Dixey recalls being about ten years old when he first started playing basketball, “I liked basketball so much that when I wasn’t at school, I got an old wooden circle hoop off a potato basket that had wire on the inside and rope on the outside. I just took the wire off it and nailed it on the old barn. Most of the time the ball would get stuck in the hoop when I shot the ball into it cause the hoop wasn’t very big, that’s how I got good at shooting. We didn’t have a Timbee Hall back then, I would go to the gym at the junior high — sometimes the high school with Bugs and Willis Dixey, we would get some money together and pay for the lights. I can’t remember how much it cost maybe $50 or so.”

He didn’t play basketball for a school as he smiled and said, “I had bad grades, I was asked to play JV but I didn’t play school ball. I did learn a lot of the fundamentals during my junior high PE class.” Dixey continued, “When I was young about 13 or 14, I was running around and got caught drinking, I got sent to Inglewood (Colo.) for a year. It was my first time being away from home, I met a few Indians from Montana, there was about six Indians, two colored guys and one white guy we played on a basketball team there in Colorado. I learned a lot from them about basketball. They were kind of my idols, they must have played high school ball, but I learned a lot from them about the game.”

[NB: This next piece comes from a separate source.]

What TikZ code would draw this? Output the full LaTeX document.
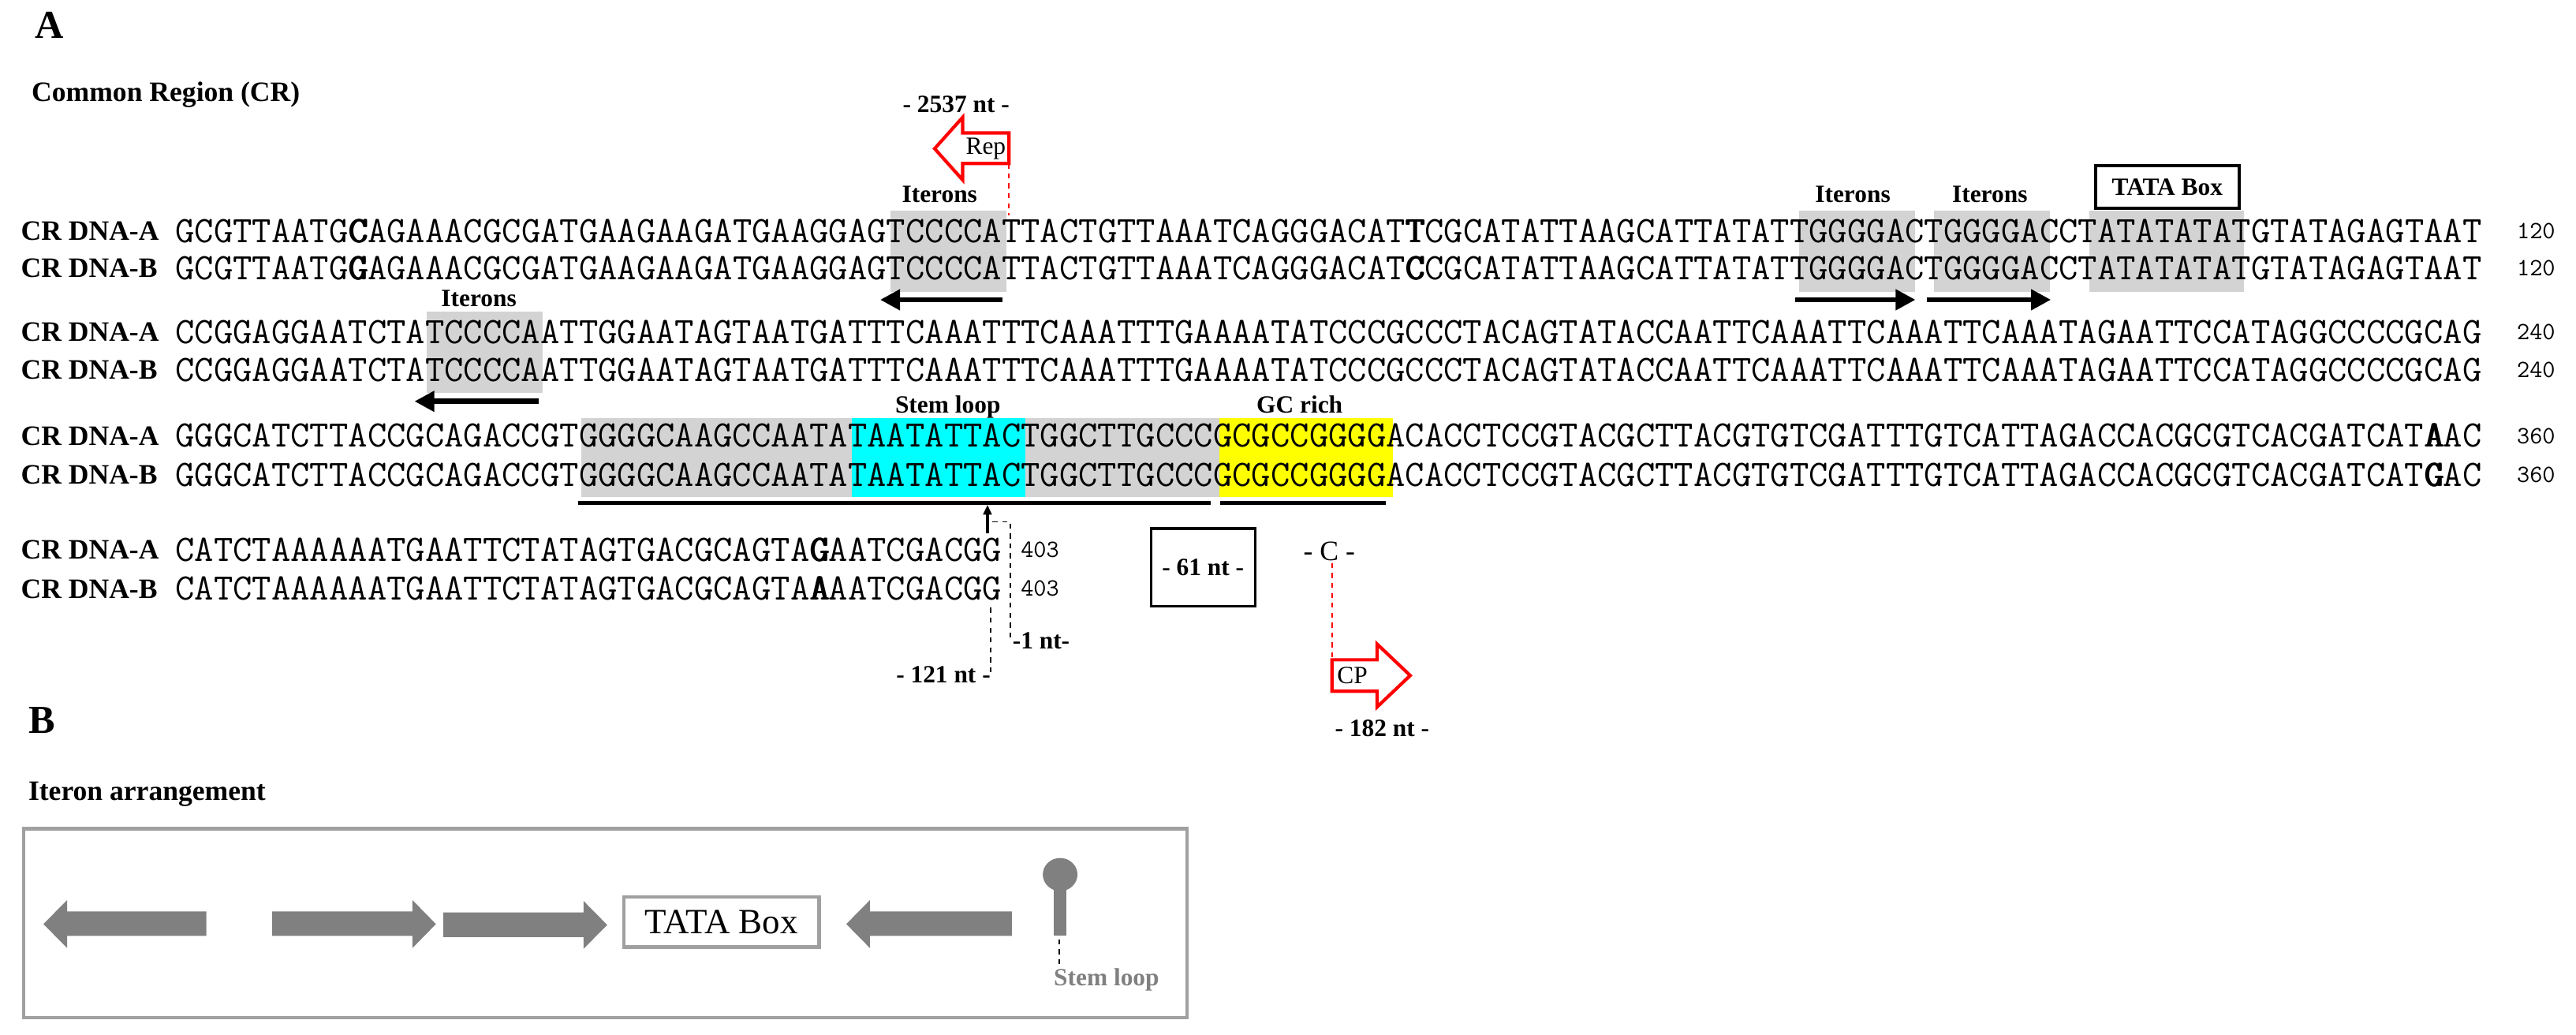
\documentclass[tikz,border=0pt]{standalone}
\usepackage{fontspec}
\setmainfont{Liberation Serif}
\usetikzlibrary{arrows.meta}
\newcommand\bld[1]{\rlap{\kern0.5pt#1}\rlap{\kern1pt#1}#1}
\definecolor{shadegray}{HTML}{D3D3D3}
\definecolor{darkg}{HTML}{808080}
\definecolor{boxg}{HTML}{A0A0A0}
\definecolor{aqua}{HTML}{00FFFF}
\definecolor{yel}{HTML}{FFFF00}
\begin{document}
\begin{tikzpicture}[x=1pt,y=-1pt,
  seq/.style={anchor=base west,inner sep=0,font=\fontsize{22.6}{22.6}\selectfont\ttfamily},
  lab/.style={anchor=base west,inner sep=0,font=\fontsize{17}{17}\selectfont\bfseries},
  num/.style={anchor=base west,inner sep=0,font=\fontsize{15}{15}\selectfont\ttfamily},
  small/.style={inner sep=0,font=\fontsize{15}{15}\selectfont\bfseries},
  itarrow/.style={line width=3.2pt,-{Triangle[length=12pt,width=12pt]}},
  redarrow/.style={draw=red,line width=2pt,fill=white,line join=miter},
  garrow/.style={fill=darkg,draw=none},
  reddash/.style={red,dashed,line width=0.8pt},
  blkdash/.style={black,dashed,line width=0.8pt}]
\useasboundingbox (0,0) rectangle (1560,626.66);
\def\cw{11.7075}
% shading
\fill[shadegray] ({106+37*\cw},127.4) rectangle ({106+43*\cw},176.7);
\fill[shadegray] ({106+84*\cw},127.4) rectangle ({106+90*\cw},176.7);
\fill[shadegray] ({106+91*\cw},127.4) rectangle ({106+97*\cw},176.7);
\fill[shadegray] ({106+99*\cw},127.4) rectangle ({106+107*\cw},176.7);
\fill[shadegray] ({106+13*\cw},188.6) rectangle ({106+19*\cw},237.7);
\fill[shadegray] ({106+21*\cw},253) rectangle ({106+35*\cw},301);
\fill[aqua] ({106+35*\cw},253) rectangle ({106+44*\cw},301);
\fill[shadegray] ({106+44*\cw},253) rectangle ({106+54*\cw},301);
\fill[yel] ({106+54*\cw},253) rectangle ({106+63*\cw},301);
% titles
\node[anchor=base west,inner sep=0,font=\fontsize{24}{24}\selectfont\bfseries] (tA) at (21,23) {A};
\node[lab] (tcr) at (19,61.5) {Common Region (CR)};
\node[anchor=base west,inner sep=0,font=\fontsize{24}{24}\selectfont\bfseries] (tB) at (17,444) {B};
\node[lab] (tit) at (17,484.5) {Iteron arrangement};
% row labels
\node[lab] (l1a) at (12.5,145.6) {CR DNA-A};
\node[lab] (l1b) at (12.5,168.1) {CR DNA-B};
\node[lab] (l2a) at (12.5,206.6) {CR DNA-A};
\node[lab] (l2b) at (12.5,229.6) {CR DNA-B};
\node[lab] (l3a) at (12.5,269.6) {CR DNA-A};
\node[lab] (l3b) at (12.5,293.1) {CR DNA-B};
\node[lab] (l4a) at (12.5,338.6) {CR DNA-A};
\node[lab] (l4b) at (12.5,362.1) {CR DNA-B};
% sequences
\node[seq] (s1a) at (106,146.8) {GCGTTAATG\bld{C}AGAAACGCGATGAAGAAGATGAAGGAGTCCCCATTACTGTTAAATCAGGGACAT\bld{T}CGCATATTAAGCATTATATTGGGGACTGGGGACCTATATATATGTATAGAGTAAT};
\node[seq] (s1b) at (106,169.3) {GCGTTAATG\bld{G}AGAAACGCGATGAAGAAGATGAAGGAGTCCCCATTACTGTTAAATCAGGGACAT\bld{C}CGCATATTAAGCATTATATTGGGGACTGGGGACCTATATATATGTATAGAGTAAT};
\node[seq] (s2a) at (106,207.8) {CCGGAGGAATCTATCCCCAATTGGAATAGTAATGATTTCAAATTTCAAATTTGAAAATATCCCGCCCTACAGTATACCAATTCAAATTCAAATTCAAATAGAATTCCATAGGCCCCGCAG};
\node[seq] (s2b) at (106,230.8) {CCGGAGGAATCTATCCCCAATTGGAATAGTAATGATTTCAAATTTCAAATTTGAAAATATCCCGCCCTACAGTATACCAATTCAAATTCAAATTCAAATAGAATTCCATAGGCCCCGCAG};
\node[seq] (s3a) at (106,270.8) {GGGCATCTTACCGCAGACCGTGGGGCAAGCCAATATAATATTACTGGCTTGCCCGCGCCGGGGACACCTCCGTACGCTTACGTGTCGATTTGTCATTAGACCACGCGTCACGATCAT\bld{A}AC};
\node[seq] (s3b) at (106,294.3) {GGGCATCTTACCGCAGACCGTGGGGCAAGCCAATATAATATTACTGGCTTGCCCGCGCCGGGGACACCTCCGTACGCTTACGTGTCGATTTGTCATTAGACCACGCGTCACGATCAT\bld{G}AC};
\node[seq] (s4a) at (106,339.8) {CATCTAAAAAATGAATTCTATAGTGACGCAGTA\bld{G}AATCGACGG};
\node[seq] (s4b) at (106,363.3) {CATCTAAAAAATGAATTCTATAGTGACGCAGTA\bld{A}AATCGACGG};
% numbers
\node[num] (n1a) at (1524,144.5) {120};
\node[num] (n1b) at (1524,167) {120};
\node[num] (n2a) at (1524,205.5) {240};
\node[num] (n2b) at (1524,228.5) {240};
\node[num] (n3a) at (1524,268.5) {360};
\node[num] (n3b) at (1524,292) {360};
\node[num] (n4a) at (618,337.5) {403};
\node[num] (n4b) at (618,361) {403};
% labels above
\node[small] (it1) at (569,117.8) {Iterons};
\node[small] (it2) at (1122,117.8) {Iterons};
\node[small] (it3) at (1205,117.8) {Iterons};
\node[small] (it4) at (290,180.6) {Iterons};
\node[small,draw,line width=2pt,minimum width=87pt,minimum height=25.7pt] (tata) at (1312.5,113.2) {TATA Box};
\node[small] (stl) at (574,246.6) {Stem loop};
\node[small] (gcr) at (787,245) {GC rich};
% iteron arrows
\coordinate (a1s) at (607,181.5); \coordinate (a1e) at (533,181.5);
\coordinate (a2s) at (1087,181.5); \coordinate (a2e) at (1160,181.5);
\coordinate (a3s) at (1167,181.5); \coordinate (a3e) at (1242,181.5);
\coordinate (a4s) at (326,243); \coordinate (a4e) at (251,243);
\draw[itarrow] (a1s) -- (a1e);
\draw[itarrow] (a2s) -- (a2e);
\draw[itarrow] (a3s) -- (a3e);
\draw[itarrow] (a4s) -- (a4e);
% underline
\coordinate (u1s) at (350,304.5); \coordinate (u1e) at (733,304.5);
\coordinate (u2s) at (739,304.5); \coordinate (u2e) at (839,304.5);
\draw[line width=2.5pt] (u1s) -- (u1e);
\draw[line width=2.5pt] (u2s) -- (u2e);
% Rep
\node[small] (nt2537) at (579,63) {- 2537 nt -};
\draw[redarrow] (611,80.5) -- (583,80.5) -- (583,71) -- (566,90) -- (583,109) -- (583,99) -- (611,99) -- cycle;
\node[inner sep=0,font=\fontsize{15}{15}\selectfont] (rep) at (597,90) {Rep};
\coordinate (repd1) at (611,99); \coordinate (repd2) at (611,130.5);
\draw[reddash] (repd1) -- (repd2);
% up arrow and dashes
\coordinate (up1) at (598,323); \coordinate (up2) at (598,305.6);
\draw[line width=1.6pt,-{Triangle[length=6pt,width=5pt]}] (up1) -- (up2);
\coordinate (d1) at (601,316); \coordinate (d2) at (612,316); \coordinate (d3) at (612,388);
\draw[blkdash] (d1) -- (d2) -- (d3);
\node[small,anchor=west] (nt1) at (613,388) {-1 nt-};
\coordinate (d4) at (600,368); \coordinate (d5) at (600,408.5);
\draw[blkdash] (d4) -- (d5);
\node[small,anchor=east] (nt121) at (600,408.5) {- 121 nt -};
% 61 nt
\node[small,draw,line width=1.5pt,minimum width=63pt,minimum height=47pt] (nt61) at (728.5,343.5) {- 61 nt -};
% C and CP
\node[inner sep=0,font=\fontsize{17}{17}\selectfont] (cc) at (805,334) {- C -};
\coordinate (cpd1) at (806.6,341); \coordinate (cpd2) at (806.6,399.5);
\draw[reddash] (cpd1) -- (cpd2);
\draw[redarrow] (806.6,399.5) -- (834,399.5) -- (834,390) -- (854,409) -- (834,428) -- (834,418.5) -- (806.6,418.5) -- cycle;
\node[inner sep=0,font=\fontsize{15}{15}\selectfont] (cp) at (819,409) {CP};
\node[small] (nt182) at (837,441) {- 182 nt -};
% panel B
\draw[boxg,line width=2pt] (14.3,501.8) rectangle (719,616.3);
\fill[garrow] (125,551.8) -- (40.6,551.8) -- (40.6,545) -- (26.3,559.5) -- (40.6,574) -- (40.6,566.7) -- (125,566.7) -- cycle;
\fill[garrow] (164.8,551.8) -- (249.8,551.8) -- (249.8,545) -- (264,559.5) -- (249.8,574) -- (249.8,566.7) -- (164.8,566.7) -- cycle;
\fill[garrow] (268.4,552.5) -- (353.4,552.5) -- (353.4,545.5) -- (367.7,560) -- (353.4,574.5) -- (353.4,567.4) -- (268.4,567.4) -- cycle;
\node[draw=boxg,line width=2pt,inner sep=0,minimum width=118pt,minimum height=30.4pt,font=\fontsize{21.5}{21.5}\selectfont] (tata2) at (437,558.2) {TATA Box};
\fill[garrow] (612.7,551.8) -- (526.8,551.8) -- (526.8,545) -- (512.5,559.5) -- (526.8,574) -- (526.8,566.7) -- (612.7,566.7) -- cycle;
\fill[darkg] (638,539) rectangle (646,566.7);
\fill[darkg] (642,529.5) ellipse [x radius=10.5, y radius=10];
\coordinate (sl1) at (641.5,568.8); \coordinate (sl2) at (641.5,584.3);
\draw[blkdash] (sl1) -- (sl2);
\node[small,anchor=west,text=darkg] (stl2) at (638,593) {Stem loop};
\end{tikzpicture}
\end{document}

Most of the time Dixey worked when he was young, “I didn’t travel much but mostly traveled to Owyhee, Nev. or sometimes Fort Duchesne for basketball tournaments.” Then a Recreation director back then took us to Yakima, Wash., I got to see all the different teams there.

He recalled a couple tournaments that were his favorites, “Nationals in Billings (Mont.) was always fun, and Lapwai, Idaho.” Dixey recalls when Timbee Hall opened in 1964, he played on a five-man team that year, just at the end of the basketball season.


Harry Yazzie (left) and Blaine Dixey.

He talked about when he coached a few teams, “I started off teaching my sister-in-law, Iola Hernandez, then Peggy Dixey asked my daughter Lynette to play on a team in town, they won the city league pretty easy. They were pretty good, I didn’t know a lot about how to really coach but, I watched different Indian teams over the years, and they used their quickness and they played man to man. So that’s what I had the girls play, and most of the times the other teams couldn’t get the ball passed half court on our team because the girls were pretty good at man to man.”

“I tried to coach a boys’ team once, they were a little harder they didn’t listen.” “One day the boys wouldn’t get up, I told them if you’re not ready when I get back, I’ll leave you, they didn’t believe me. I went to pick up their friends. When I got back home and they weren’t ready I left them. They were running trying to catch me driving away.” He smiled and said, “they were never late again.”

The future of basketball is up to parents Dixey said, “Children need to be encouraged by their parents to play ball, so basketball can continue on.”

He is a proud dad, grandpa and great grandpa and the basketball tradition lives on through his family. Blaine said, “I’m proud of my great grand kids playing school basketball and my son and daughter will be playing this weekend.”

The Family served cake on Saturday in the basement of Timbee Hall to anyone in attendance.

The Bad Dude awards were on display in the foyer of Timbee Hall, along with a few photos of Blaine in his younger years. There was also a 1973 tournament program that Blaine’s granddaughter Samantha Pretty Weasel set up in the basement of Timbee Hall to view. It was from an old tournament Blaine played in.